Maria Sibylla Merian (1647-1717) led an incredible life of passion and liberty—especially for a woman of her time. Born in Germany in a family of artists (she was the daughter of renowned engraver Matthaüs Merian the Older), she developed a taste for painting from a very young age. She was 8 when she drew her first watercolours, representing the caterpillars she’d observe in her garden. When her father died, her mother remarried Jacob Marrell, a painter who taught his stepchildren how to paint. Maria was also the cousin of Jacob Christoph Le Blon, who invented the first process for printing in three colours. As Pauline Laurent and Luc Menapace underline on their BNF blog dedicated to Merian: “The fact that Maria Sibylla mastered engraving technics is tightly linked to her familial and professional backgrounds.”
Maria Sibylla moved to Nuremberg with her husband, where she published her first work in 1679, a series of engravings showing the relationship between caterpillars and their respective host plants. At 38, she did an incredible thing for the time: she divorced her husband. Actually, the BNF states: “She declared herself a widow while her husband was still alive.” She joined a Jesuit congregation in Holland with her daughter, where she came across a collection of butterflies that came from the Dutch colony of Surinam, in South America. She then took another unbelievable step: aged 52, she embarked for Paramaribo, Surinam—a naturalist trip.
Travellers were few in the late 17th century; learnt ones even fewer—learnt and lone travellers even more so—and female learnt lone travellers were simply nonexistent except for Maria Sibylla Merian. She was with her daughter, actually; but by “lone” we mean without official appointment. The two women reached Paramaribo in July 1699 and Maria started to explore her surroundings, drawing every insect and plant she’d come across. “Mocked by the European colonists who cared about nothing but the cultivation of sugar,” Laurent and Menapace write, “she became close to the African slaves and the Natives.” After all, she belonged herself to what we call today a “minority”.

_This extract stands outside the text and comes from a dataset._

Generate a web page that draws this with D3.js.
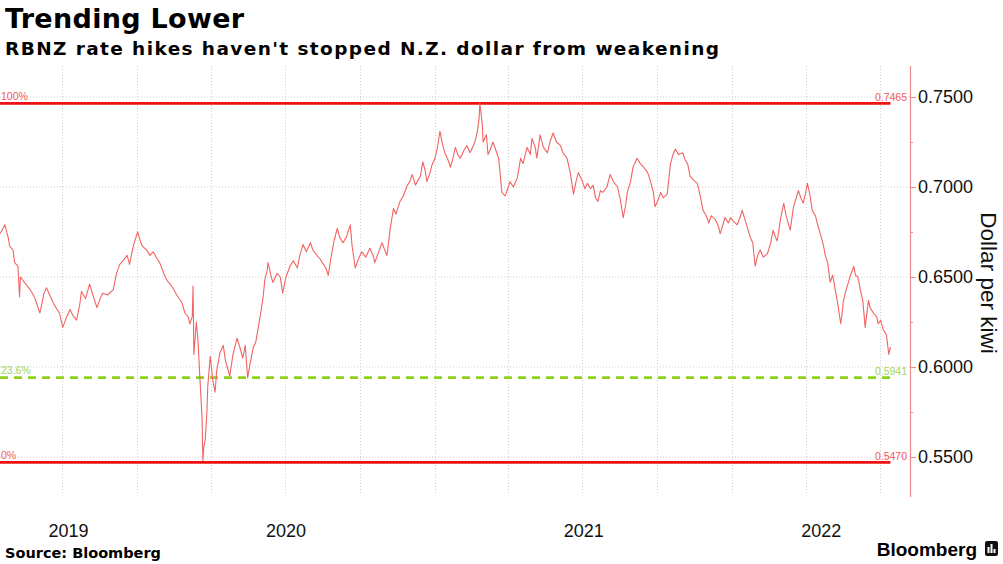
<!DOCTYPE html>
<html><head><meta charset="utf-8">
<script src="https://cdn.jsdelivr.net/npm/d3@7"></script>
<style>body{margin:0;background:#fff;} svg{display:block;}</style>
</head><body>
<svg id="chart" width="1003" height="564"></svg>
<script>
const dates = [
"2019-07-17","2019-07-23","2019-07-27","2019-07-29","2019-08-02","2019-08-04","2019-08-08","2019-08-10","2019-08-11","2019-08-16",
"2019-08-23","2019-08-29","2019-09-04","2019-09-09","2019-09-12","2019-09-16","2019-09-20","2019-09-25","2019-09-28","2019-10-02",
"2019-10-07","2019-10-11","2019-10-14","2019-10-19","2019-10-23","2019-10-25","2019-10-30","2019-11-04","2019-11-08","2019-11-13",
"2019-11-17","2019-11-20","2019-11-26","2019-12-03","2019-12-07","2019-12-11","2019-12-15","2019-12-20","2019-12-23","2019-12-28",
"2020-01-02","2020-01-06","2020-01-08","2020-01-13","2020-01-17","2020-01-21","2020-01-26","2020-01-29","2020-02-03","2020-02-07",
"2020-02-11","2020-02-14","2020-02-19","2020-02-25","2020-02-29","2020-03-04","2020-03-06","2020-03-09","2020-03-10","2020-03-11",
"2020-03-14","2020-03-16","2020-03-18","2020-03-21","2020-03-22","2020-03-23","2020-03-25","2020-03-27","2020-03-28","2020-03-31",
"2020-04-02","2020-04-03","2020-04-06","2020-04-08","2020-04-12","2020-04-16","2020-04-19","2020-04-24","2020-04-28","2020-05-03",
"2020-05-07","2020-05-10","2020-05-13","2020-05-16","2020-05-19","2020-05-23","2020-05-26","2020-05-29","2020-06-01","2020-06-04",
"2020-06-06","2020-06-09","2020-06-10","2020-06-14","2020-06-16","2020-06-21","2020-06-25","2020-06-28","2020-07-02","2020-07-07",
"2020-07-11","2020-07-16","2020-07-19","2020-07-23","2020-07-27","2020-08-01","2020-08-04","2020-08-09","2020-08-13","2020-08-17",
"2020-08-20","2020-08-23","2020-08-26","2020-08-30","2020-09-03","2020-09-06","2020-09-10","2020-09-14","2020-09-19","2020-09-21",
"2020-09-25","2020-09-29","2020-10-03","2020-10-08","2020-10-13","2020-10-17","2020-10-19","2020-10-23","2020-10-28","2020-11-01",
"2020-11-03","2020-11-07","2020-11-11","2020-11-14","2020-11-19","2020-11-23","2020-11-28","2020-12-01","2020-12-04","2020-12-08",
"2020-12-10","2020-12-14","2020-12-17","2020-12-20","2020-12-22","2020-12-26","2020-12-28",
"2021-01-01","2021-01-04","2021-01-07","2021-01-10","2021-01-13","2021-01-17","2021-01-20","2021-01-23","2021-01-26","2021-01-29",
"2021-02-01","2021-02-05","2021-02-09","2021-02-13","2021-02-16","2021-02-19","2021-02-22","2021-02-24","2021-02-25","2021-02-28",
"2021-03-01","2021-03-05","2021-03-07","2021-03-10","2021-03-13","2021-03-17","2021-03-20","2021-03-22","2021-03-24","2021-03-28",
"2021-04-01","2021-04-03","2021-04-07","2021-04-12","2021-04-16","2021-04-19","2021-04-24","2021-04-28","2021-04-30","2021-05-04",
"2021-05-06","2021-05-10","2021-05-14","2021-05-19","2021-05-22","2021-05-26","2021-05-30","2021-06-04","2021-06-07","2021-06-12",
"2021-06-16","2021-06-20","2021-06-23","2021-06-26","2021-07-01","2021-07-04","2021-07-07","2021-07-11","2021-07-14","2021-07-17",
"2021-07-20","2021-07-23","2021-07-26","2021-07-31","2021-08-04","2021-08-08","2021-08-13","2021-08-16","2021-08-20","2021-08-23",
"2021-08-25","2021-08-29","2021-09-01","2021-09-06","2021-09-10","2021-09-14","2021-09-19","2021-09-22","2021-09-26","2021-09-28",
"2021-10-02","2021-10-05","2021-10-08","2021-10-13","2021-10-17","2021-10-20","2021-10-23","2021-10-27","2021-11-01","2021-11-04",
"2021-11-07","2021-11-10","2021-11-14","2021-11-19","2021-11-23","2021-11-26","2021-11-30","2021-12-03","2021-12-06","2021-12-11",
"2021-12-15","2021-12-17","2021-12-21","2021-12-23","2021-12-27","2021-12-30",
"2022-01-02","2022-01-07","2022-01-11","2022-01-13","2022-01-17","2022-01-19","2022-01-23","2022-01-26","2022-01-29","2022-02-01",
"2022-02-04","2022-02-08","2022-02-13","2022-02-17","2022-02-20","2022-02-23","2022-02-25","2022-03-01","2022-03-05","2022-03-08",
"2022-03-13","2022-03-17","2022-03-21","2022-03-23","2022-03-26","2022-03-29","2022-04-01","2022-04-03","2022-04-06","2022-04-09",
"2022-04-13","2022-04-15","2022-04-19","2022-04-23","2022-04-25","2022-04-28","2022-05-01","2022-05-04","2022-05-08","2022-05-10",
"2022-05-14","2022-05-16","2022-05-17","2022-05-20","2022-05-24","2022-05-26","2022-05-30","2022-06-01","2022-06-04","2022-06-07",
"2022-06-10","2022-06-13","2022-06-17","2022-06-19","2022-06-23","2022-06-27","2022-06-29","2022-07-02","2022-07-05","2022-07-09",
"2022-07-12","2022-07-14"
];
const values = [
0.674,0.679,0.672,0.667,0.665,0.658,0.656,0.639,0.650,0.647,
0.643,0.638,0.630,0.641,0.644,0.640,0.636,0.632,0.630,0.622,
0.628,0.632,0.629,0.626,0.635,0.642,0.638,0.646,0.640,0.633,
0.638,0.641,0.640,0.643,0.652,0.657,0.659,0.662,0.657,0.668,
0.675,0.669,0.667,0.665,0.662,0.664,0.660,0.658,0.652,0.648,
0.646,0.644,0.640,0.636,0.630,0.628,0.624,0.628,0.645,0.607,
0.625,0.615,0.597,0.572,0.548,0.555,0.560,0.575,0.589,0.606,
0.598,0.593,0.586,0.598,0.608,0.612,0.603,0.595,0.607,0.616,
0.610,0.605,0.612,0.594,0.602,0.611,0.614,0.622,0.630,0.639,
0.648,0.654,0.658,0.650,0.647,0.652,0.650,0.641,0.650,0.656,
0.659,0.655,0.662,0.668,0.664,0.669,0.665,0.662,0.660,0.657,
0.655,0.651,0.660,0.670,0.677,0.672,0.669,0.672,0.679,0.668,
0.655,0.660,0.664,0.661,0.666,0.662,0.658,0.663,0.669,0.664,
0.662,0.677,0.688,0.685,0.692,0.695,0.701,0.703,0.707,0.701,
0.703,0.706,0.714,0.709,0.703,0.708,0.712,
0.716,0.722,0.731,0.724,0.719,0.715,0.711,0.716,0.722,0.718,
0.716,0.720,0.723,0.719,0.722,0.725,0.731,0.738,0.7465,0.735,
0.725,0.729,0.718,0.721,0.725,0.720,0.716,0.707,0.697,0.695,
0.700,0.703,0.700,0.705,0.716,0.713,0.722,0.718,0.727,0.722,
0.716,0.729,0.722,0.719,0.725,0.730,0.725,0.723,0.719,0.716,
0.708,0.696,0.703,0.708,0.703,0.699,0.702,0.699,0.701,0.694,
0.692,0.698,0.697,0.700,0.707,0.703,0.700,0.694,0.683,0.690,
0.697,0.703,0.711,0.716,0.713,0.711,0.708,0.704,0.697,0.689,
0.693,0.697,0.694,0.696,0.713,0.718,0.721,0.718,0.719,0.715,
0.713,0.706,0.704,0.702,0.694,0.687,0.684,0.680,0.684,0.682,
0.678,0.674,0.680,0.683,0.680,0.683,
0.681,0.679,0.684,0.687,0.681,0.678,0.672,0.669,0.656,0.662,
0.665,0.661,0.663,0.669,0.676,0.672,0.670,0.682,0.691,0.684,
0.676,0.689,0.695,0.698,0.694,0.691,0.697,0.702,0.696,0.687,
0.684,0.680,0.674,0.667,0.662,0.658,0.647,0.651,0.641,0.636,
0.624,0.631,0.636,0.642,0.648,0.651,0.656,0.651,0.650,0.643,
0.637,0.622,0.637,0.633,0.630,0.628,0.624,0.626,0.621,0.618,
0.607,0.611
];
const fibValues = [0.7465, 0.5941, 0.5470];
const fibLabels = ["100%", "23.6%", "0%"];
const fibValueLabels = ["0.7465", "0.5941", "0.5470"];
const yTicks = [0.55, 0.60, 0.65, 0.70, 0.75];
const yMinorTicks = [0.575, 0.625, 0.675, 0.725];
const yearLabels = ["2019", "2020", "2021", "2022"];
const xDomain = ["2019-07-17", "2022-08-07"];

const parse = d3.utcParse("%Y-%m-%d");
const data = dates.map((d, i) => ({date: parse(d), value: values[i]}));

const svg = d3.select("#chart");
const plotLeft = 0, plotRight = 910, plotTop = 66, plotBottom = 495;

const x = d3.scaleUtc().domain(xDomain.map(parse)).range([plotLeft, plotRight]);
const y = d3.scaleLinear().domain([0.55, 0.75]).range([457, 97]);

// Title
svg.append("text").attr("x", 5).attr("y", 28)
  .attr("font-family", "DejaVu Sans").attr("font-weight", "bold").attr("font-size", 27)
  .attr("letter-spacing", 0.3)
  .attr("fill", "#000").text("Trending Lower");
svg.append("text").attr("x", 5).attr("y", 55)
  .attr("font-family", "DejaVu Sans").attr("font-weight", "bold").attr("font-size", 18.5)
  .attr("letter-spacing", 1.4)
  .attr("fill", "#000").text("RBNZ rate hikes haven't stopped N.Z. dollar from weakening");

// Grid
const grid = svg.append("g");
grid.selectAll("line.h").data(yTicks).join("line")
  .attr("x1", plotLeft).attr("x2", plotRight)
  .attr("y1", d => y(d)).attr("y2", d => y(d))
  .attr("stroke", "#cfcfcf").attr("stroke-width", 1).attr("stroke-dasharray", "1,2");
const quarters = x.ticks(d3.utcMonth.every(3));
grid.selectAll("line.v").data(quarters).join("line")
  .attr("x1", d => Math.round(x(d)) + 0.5).attr("x2", d => Math.round(x(d)) + 0.5)
  .attr("y1", plotTop).attr("y2", plotBottom)
  .attr("stroke", "#cfcfcf").attr("stroke-width", 1).attr("stroke-dasharray", "1,2");

// Right axis
const axisColor = "#f28b8b";
const yAxis = svg.append("g").attr("transform", `translate(${plotRight},0)`)
  .call(d3.axisRight(y).tickValues(yTicks).tickFormat(d3.format(".4f")).tickSize(6).tickPadding(2));
yAxis.select(".domain").remove();
yAxis.selectAll(".tick line").attr("stroke", axisColor);
yAxis.selectAll(".tick text").attr("font-family", "Liberation Sans, Arial, sans-serif")
  .attr("font-size", 18).attr("fill", "#111");
const yMinor = svg.append("g").attr("transform", `translate(${plotRight},0)`)
  .call(d3.axisRight(y).tickValues(yMinorTicks).tickFormat("").tickSize(3));
yMinor.select(".domain").remove();
yMinor.selectAll(".tick line").attr("stroke", axisColor);
svg.append("line").attr("x1", plotRight + 0.5).attr("x2", plotRight + 0.5)
  .attr("y1", plotTop).attr("y2", 497).attr("stroke", axisColor).attr("stroke-width", 1.2);

svg.append("text")
  .attr("transform", `translate(981,283) rotate(90)`)
  .attr("text-anchor", "middle")
  .attr("font-family", "Liberation Sans, Arial, sans-serif").attr("font-size", 22.5)
  .attr("fill", "#111").text("Dollar per kiwi");

// Year labels
const [d0, d1] = x.domain();
yearLabels.forEach(yr => {
  const s = new Date(Date.UTC(+yr, 0, 1)), e = new Date(Date.UTC(+yr + 1, 0, 1));
  const a = x(s < d0 ? d0 : s), b = x(e > d1 ? d1 : e);
  svg.append("text").attr("x", (a + b) / 2).attr("y", 537)
    .attr("text-anchor", "middle")
    .attr("font-family", "Liberation Sans, Arial, sans-serif").attr("font-size", 18)
    .attr("fill", "#111").text(yr);
});

// Fibonacci levels
const lastX = x(data[data.length - 1].date);
const fibColors = ["#ee1111", "#8fd11e", "#ee1111"];
const fibTextColors = ["#f05a5a", "#a2d45a", "#f05a5a"];
fibValues.forEach((v, i) => {
  svg.append("line").attr("x1", plotLeft).attr("x2", lastX)
    .attr("y1", y(v)).attr("y2", y(v))
    .attr("stroke", fibColors[i]).attr("stroke-width", 2.7)
    .attr("stroke-dasharray", i === 1 ? "8,6" : null);
  svg.append("text").attr("x", 1).attr("y", y(v) - 3.5)
    .attr("font-family", "Liberation Sans, Arial, sans-serif").attr("font-size", 10.5)
    .attr("fill", fibTextColors[i]).text(fibLabels[i]);
  svg.append("text").attr("x", 907).attr("y", y(v) - 2.5).attr("text-anchor", "end")
    .attr("font-family", "Liberation Sans, Arial, sans-serif").attr("font-size", 10.5)
    .attr("fill", fibTextColors[i]).text(fibValueLabels[i]);
});

// Data line
svg.append("path").datum(data)
  .attr("fill", "none").attr("stroke", "#f26464").attr("stroke-width", 1.1)
  .attr("stroke-linejoin", "round")
  .attr("d", d3.line().x(d => x(d.date)).y(d => y(d.value)));

// Footer
svg.append("text").attr("x", 5).attr("y", 558)
  .attr("font-family", "DejaVu Sans").attr("font-weight", "bold").attr("font-size", 14.5)
  .attr("fill", "#000").text("Source: Bloomberg");
svg.append("text").attr("x", 977).attr("y", 556).attr("text-anchor", "end")
  .attr("font-family", "Liberation Sans, Arial, sans-serif").attr("font-weight", "bold").attr("font-size", 19)
  .attr("fill", "#000").text("Bloomberg");
const logo = svg.append("g").attr("transform", "translate(985,541)");
logo.append("rect").attr("width", 13).attr("height", 15).attr("rx", 2).attr("fill", "#111");
[[3, 6, 2, 6], [6, 3, 2, 9], [9, 8, 2, 4]].forEach(([bx, by, bw, bh]) =>
  logo.append("rect").attr("x", bx - 0.5).attr("y", by).attr("width", bw).attr("height", bh).attr("fill", "#fff"));
</script>
</body></html>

By 1701, she was back to Amsterdam with her daughter. She took several years to complete her masterpiece, Metamorphosis insectorum Surinamensium (1705)—a series of 60 engravings. She published it herself, raising the necessary funds by selling her original paintings. The BNF website underlines: “The book didn’t sell well, but it brought her posthumous recognition.” Laurent and Menapace add: “Most of the insects, amphibians and reptiles represented there were unknown to naturalists (...). She also introduced several unknown, or ill known vegetal species such as the red water willow (Pachystachys coccinea).” Her engravings are stunning because they are at the crossroad between naturalism and art. As shown with the digitized copies on the BNF website, they are gorgeous, powerful and intense—in a word, lively. “Her works (most of them published after she died by her daughter) remained a reference in the domain of scientific illustration for centuries,” Laurent and Menapace sum up. “She proved it was possible to represent small animals and insects by blowing them up on paper as long as they remained in proportions with their environment. As a matter of fact, she was the very first one to draw the species she studied directly in their natural habitats.” Totally forgotten during the 19th century, she’s been revived for the past 50 years. Reprints of her books are now available and wallpapers are even made out of her drawings.
One of the most crucial creatures described in her works is probably a very rare, and now extinct species of woman—let’s call it Mariamus Sibyllarius Merianus; suffice to say that it was a wild and fiery flower that nothing could stop from blooming.